Cost of living crisis: ‘I honestly have no idea how I will manage’
Parents going without food and pensioners relying on charity as government rejects calls for urgent action
By Natalie Bloomer
“A financial timebomb will explode for families in October as a second round of fuel price rises in six months sends shock waves through every household and pushes millions over the edge.”
These were the words of former chancellor and prime minister Gordon Brown at the weekend as he called for an emergency budget to tackle the growing cost of living crisis. He wrote in the Observer:
“Boris Johnson, Sunak and Truss must this week agree an emergency budget. If they do not, parliament should be recalled to force them to do so.”
The need for immediate action is something those working on the poverty frontline agree with. In Northamptonshire representatives from a number of food banks met recently to discuss concerns over what they fear will be a growing need in the autumn and winter.
The Kettering food bank has been open for 12 years. They say there has been a steady rise in the numbers of people they help over that period but that things always tend to quieten down over the summer without the added pressure of people needing to heat their homes. This year though, that isn’t the case.
“The numbers we are seeing at the foodbank are unprecedented for this time of year,” Jane Calcott, a trustee of the food bank says.
“This year was the busiest June we’ve ever had. We gave out the equivalent of 5,780 meals - around triple the amount for the previous June.”
Jane says the type of people coming to the food bank are changing too.
“We’re seeing pensioners for the first time. We’ve never had that before, they’re saying they’re finding it hard to cope, that’s new for us. We’re also seeing more people in work than before. People tell us they can’t afford to get to work but if they don’t go they’ll lose their jobs so it’s a catch 22.”
A new report from poverty expert at Loughborough University Professor Donald Hirsch has found that the help being offered by the government to the lowest income families is not enough to cover what they will be losing. Changes to Universal Credit, an annual uprating in April of 3.1 per cent rather than the nine per cent that the Consumer Prices Index had risen over the past year, and the increase of the energy cap are all are all contributing towards the shortfall.
This comes as a number of campaigns set up to call for urgent action are gathering momentum. The group Don’t Pay says that more than 92,000 people have now pledged to stop paying their energy bills from October 1st.
The campaign says it is demanding a reduction in energy bills to an affordable level and that if they can reach one million pledges the movement will cancel their direct debits en masse this autumn.
However some charities have warned against such a move saying that there can be serious consequences for not paying utility bills including payment metres being installed in a property.
The Enough is Enough campaign was launched this week by unions and some community organisations to demand better pay, a reduction in energy bills, an end to food poverty, decent homes for all and higher taxes for the most wealthy.
The group says they will hold rallies across Britain, form community groups, organise picket line solidarity and take action against companies and individuals profiting from the crisis.
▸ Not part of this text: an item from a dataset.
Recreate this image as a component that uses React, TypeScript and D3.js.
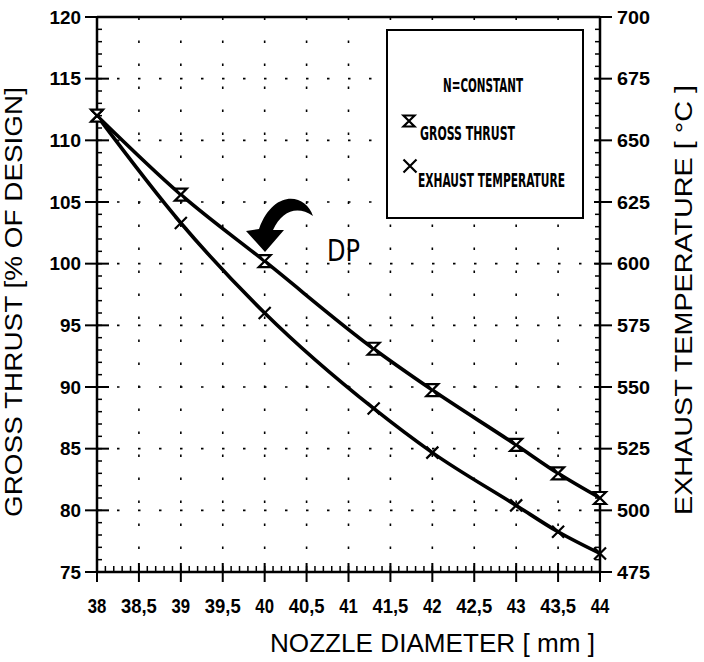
import * as d3 from "d3";

// nozzle diameter [mm] where the markers sit
const thrustX = [38, 39, 40, 41.3, 42, 43, 43.5, 44];
const thrustVal = [112, 105.6, 100.2, 93.1, 89.75, 85.3, 83.0, 81.0]; // % of design
const tempX = [38, 39, 40, 41.3, 42, 43, 43.5, 44];
const tempVal = [660, 616.5, 580, 541.3, 523.4, 502, 491.3, 482.5]; // °C

const xTicks = [38, 38.5, 39, 39.5, 40, 40.5, 41, 41.5, 42, 42.5, 43, 43.5, 44];
const leftTicks = [75, 80, 85, 90, 95, 100, 105, 110, 115, 120];
const rightTicks = [475, 500, 525, 550, 575, 600, 625, 650, 675, 700];

const W = 704;
const H = 662;
const PLOT = { left: 97, right: 600, top: 17, bottom: 572 };
const FONT = "'Liberation Sans', Arial, Helvetica, sans-serif";
const NARROW = "'Liberation Sans Narrow', 'DejaVu Sans Condensed', 'Arial Narrow', sans-serif";

const x = d3.scaleLinear().domain([38, 44]).range([PLOT.left, PLOT.right]);
const yL = d3.scaleLinear().domain([75, 120]).range([PLOT.bottom, PLOT.top]);
const yR = d3.scaleLinear().domain([475, 700]).range([PLOT.bottom, PLOT.top]);

const fmtX = (v: number) => String(v).replace(".", ",");
// label width: digits are narrow in the original, commas take a little room
const xLabelLen = (s: string) => s.replace(",", "").length * 9.3 + (s.includes(",") ? 8 : 0);

function Hourglass({ cx, cy, s = 6 }: { cx: number; cy: number; s?: number }) {
  const d = `M${cx - s},${cy - s} L${cx + s},${cy - s} L${cx},${cy} Z M${cx - s},${cy + s} L${cx + s},${cy + s} L${cx},${cy} Z`;
  return <path d={d} fill="white" stroke="black" strokeWidth={2.2} />;
}

function Cross({ cx, cy, s = 6 }: { cx: number; cy: number; s?: number }) {
  const d = `M${cx - s},${cy - s} L${cx + s},${cy + s} M${cx + s},${cy - s} L${cx - s},${cy + s}`;
  return <path d={d} stroke="black" strokeWidth={2.2} fill="none" />;
}

export default function App() {
  const thrustPts = thrustX.map((v, i) => [x(v), yL(thrustVal[i])] as [number, number]);
  const tempPts = tempX.map((v, i) => [x(v), yR(tempVal[i])] as [number, number]);
  const line = d3.line().curve(d3.curveMonotoneX);

  const minorX = d3.range(380, 441).map((v) => v / 10);
  const minorL = d3.range(75, 121);
  const minorR = d3.range(475, 701, 5);

  return (
    <svg width={W} height={H} style={{ display: "block", position: "absolute", left: 0, top: 0, background: "#fff" }}>
      {/* dotted grid */}
      <g stroke="black" strokeWidth={1.6}>
        {xTicks.slice(1, -1).map((t) => (
          <line key={"gx" + t} x1={x(t)} x2={x(t)} y1={PLOT.bottom} y2={PLOT.top} strokeDasharray="2.5 20.5" />
        ))}
        {leftTicks.slice(1, -1).map((t) => (
          <line key={"gy" + t} x1={PLOT.left} x2={PLOT.right} y1={yL(t)} y2={yL(t)} strokeDasharray="2.5 18.5" strokeDashoffset={-20} />
        ))}
      </g>

      {/* frame */}
      <g stroke="black" strokeWidth={2.5} fill="none">
        <line x1={PLOT.left} x2={PLOT.right} y1={PLOT.top} y2={PLOT.top} />
        <line x1={PLOT.left} x2={PLOT.right} y1={PLOT.bottom} y2={PLOT.bottom} />
        <line x1={PLOT.left} x2={PLOT.left} y1={PLOT.top} y2={PLOT.bottom} />
        <line x1={PLOT.right} x2={PLOT.right} y1={PLOT.top} y2={PLOT.bottom} />
      </g>

      {/* axis ticks */}
      <g stroke="black" strokeWidth={1.5}>
        {minorX.map((t) => (
          <line key={"mx" + t} x1={x(t)} x2={x(t)} y1={PLOT.bottom} y2={PLOT.bottom - 6} />
        ))}
        {xTicks.map((t) => (
          <line key={"tx" + t} x1={x(t)} x2={x(t)} y1={PLOT.bottom - 9} y2={PLOT.bottom + 10} strokeWidth={2} />
        ))}
        {minorL.map((t) => (
          <line key={"ml" + t} x1={PLOT.left} x2={PLOT.left + 5} y1={yL(t)} y2={yL(t)} />
        ))}
        {leftTicks.map((t) => (
          <line key={"tl" + t} x1={PLOT.left - 12} x2={PLOT.left + 12} y1={yL(t)} y2={yL(t)} strokeWidth={2} />
        ))}
        {minorR.map((t) => (
          <line key={"mr" + t} x1={PLOT.right} x2={PLOT.right - 5} y1={yR(t)} y2={yR(t)} />
        ))}
        {rightTicks.map((t) => (
          <line key={"tr" + t} x1={PLOT.right - 6} x2={PLOT.right + 12} y1={yR(t)} y2={yR(t)} strokeWidth={2} />
        ))}
      </g>

      {/* tick labels */}
      <g fontFamily={FONT} fontWeight="bold" fill="black">
        {xTicks.map((t) => (
          <text
            key={"lx" + t}
            x={x(t)}
            y={613}
            fontSize={19.5}
            textAnchor="middle"
            textLength={xLabelLen(fmtX(t))}
            lengthAdjust="spacingAndGlyphs"
          >
            {fmtX(t)}
          </text>
        ))}
        {leftTicks.map((t) => (
          <text
            key={"ll" + t}
            x={81}
            y={yL(t) + 6.5}
            fontSize={18}
            textAnchor="end"
            textLength={String(t).length * 10.5}
            lengthAdjust="spacingAndGlyphs"
          >
            {t}
          </text>
        ))}
        {rightTicks.map((t) => (
          <text
            key={"lr" + t}
            x={617}
            y={yR(t) + 6.5}
            fontSize={18}
            textAnchor="start"
            textLength={33}
            lengthAdjust="spacingAndGlyphs"
          >
            {t}
          </text>
        ))}
      </g>

      {/* axis titles */}
      <g fontFamily={FONT} fill="black" fontSize={23}>
        <text x={270} y={652} fontSize={26} textLength={325} lengthAdjust="spacingAndGlyphs">
          NOZZLE DIAMETER [ mm ]
        </text>
        <text transform="translate(22,302) rotate(-90)" textAnchor="middle" textLength={430} lengthAdjust="spacingAndGlyphs">
          GROSS THRUST [% OF DESIGN]
        </text>
        <text transform="translate(692,300) rotate(-90)" textAnchor="middle" textLength={430} lengthAdjust="spacingAndGlyphs">
          EXHAUST TEMPERATURE [ °C ]
        </text>
      </g>

      {/* curves */}
      <path d={line(thrustPts) ?? ""} fill="none" stroke="black" strokeWidth={3.6} />
      <path d={line(tempPts) ?? ""} fill="none" stroke="black" strokeWidth={3.6} />
      {thrustPts.map(([px, py], i) => (
        <Hourglass key={"h" + i} cx={px} cy={py} />
      ))}
      {tempPts.map(([px, py], i) => (
        <Cross key={"c" + i} cx={px} cy={py} />
      ))}

      {/* design point arrow */}
      <path
        d="M313,216 C306,194 274,188 259,229 L246,231 L265,252 L284,230 L273,230 C282,211 297,205 313,216 Z"
        fill="black"
      />
      <text x={327} y={261} fontFamily={NARROW} fontSize={30} textLength={33} lengthAdjust="spacingAndGlyphs">
        DP
      </text>

      {/* legend */}
      <rect x={387} y={30} width={196} height={188} fill="white" stroke="black" strokeWidth={2} />
      <g fontFamily={NARROW} fontWeight="bold" fontSize={19} fill="black">
        <text x={443} y={92} textLength={80} lengthAdjust="spacingAndGlyphs">
          N=CONSTANT
        </text>
        <text x={420} y={140} textLength={95} lengthAdjust="spacingAndGlyphs">
          GROSS THRUST
        </text>
        <text x={418} y={187} textLength={147} lengthAdjust="spacingAndGlyphs">
          EXHAUST TEMPERATURE
        </text>
      </g>
      <Hourglass cx={409} cy={121} s={5.5} />
      <Cross cx={410} cy={166} s={6.5} />
    </svg>
  );
}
They say more than 75,000 people signed up to the campaign on its first day.
Samantha* a single mother from Northampton says she was already struggling to get by before the cost of living crisis hit and is now finding it more difficult than ever to make ends meet.
She is signed off from work due to having fibromyalgia spinal stenosis and spondylosis which causes nerve compression and widespread body pain. She relies on Universal Credit and PIP (Personal Independence Payments) to support her family and says that she hasn’t eaten properly for two weeks due to not being able to afford food.
“I had to go to the foodbank yesterday and they gave me a voucher for food. My gas has run out and I don’t get paid until the 18th so I will have to boil kettles for strip washes as I won’t have hot water.
“I feel so defeated. I had to ask my 21 year-old daughter to lend me some money just so I could buy my two young daughters some lunch. I honestly have no idea how I will manage going forward, it doesn’t help that I’m not able to work.”
Martin Lord, a board member at the Wellingborough housing association Greatwell Homes, says that housing associations must ‘stand shoulder to shoulder’ with their customers who are facing increasing financial pressure and debt.
“At Greatwell Homes, we are increasing the capacity and reach of our in-house advice service, but where in-house expertise is not available, housing associations should look to maximise their partnerships with the not-for-profit advice sector and, where necessary, consider funding referral arrangements,” he says.
“...As part of our new corporate plan ‘Live Greatwell’, we are creating a new customer assistance pot of money to provide bespoke financial support to customers. We are also planning to re-use freed-up space in our offices to store good quality furniture gifted by third parties or removed from empty properties to help customers. And like all housing associations, we will be monitoring the impact on rent arrears carefully.”
Yesterday Boris Johnson’s spokesperson said there would be no immediate measures to tackle the crisis, saying:
“...At the start of the summer, we introduced a number of measures to help the public. Clearly some of the global pressures have increased since that was announced.
“By convention it is not for this prime minister to make major fiscal interventions during this period. It will be for a future prime minister.”